U.S. Marine Corps Rules:
(I removed some of the lighter hearted ones)
2. Decide to be aggressive enough, quickly enough.
3. Have a plan.
4. Have a back-up plan, because the first one probably won't work.
5. Be polite, be professional, but have a plan to kill everyone you meet.
8. Move away from your attacker. Distance is your friend. (Lateral & diagonal preferred.)
9. Use cover or concealment as much as possible.
10. Flank your adversary when possible. Protect yours.
11. Always cheat; always win. The only unfair fight is the one you lose.
13. If you are not shooting, you should be communicating your intention to shoot.
There.. That's my long winded two cents...
Getting out of the direct line of fire by first obtaining cover and then gaining distance from an active shooter is a proven life-saving tactic.
Many people, police included, have made the mistake of standing there and trying to do an "OK Corral" confrontation before gaining cover and have paid the price.

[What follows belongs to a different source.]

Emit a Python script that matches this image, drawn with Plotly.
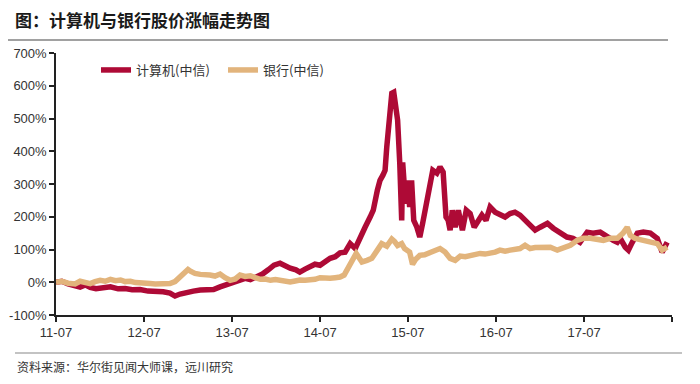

It is conceivable that responding then and there with return fire is the only option; so be it; aim carefully and consider dropping to a kneeling position to reduce your exposed surfaces and get out of the line of fire long enough to score effective hits. Attackers don't expect their targets to move out of the way and it can be the split-second edge you need. Also, shooting upward will direct your fire in a way that lessens the likelihood of hitting people behind the shooter.
You can never miss fast enough. 7 misses in 3 seconds will never equal one head shot achieved in the same time. It may be the longest several seconds of your life, seemingly taking forever.
As observed above, each situation will present different options, some worse than others, so there is no one answer to everything, but surviving the first 10 seconds should be the first priority, and if fighting back is your best option- rather than getting the heck out and then covering the exit behind you to ambush the shooter, then if possible, do it from a position of stability and cover.
I think it's a good thought-provoking article.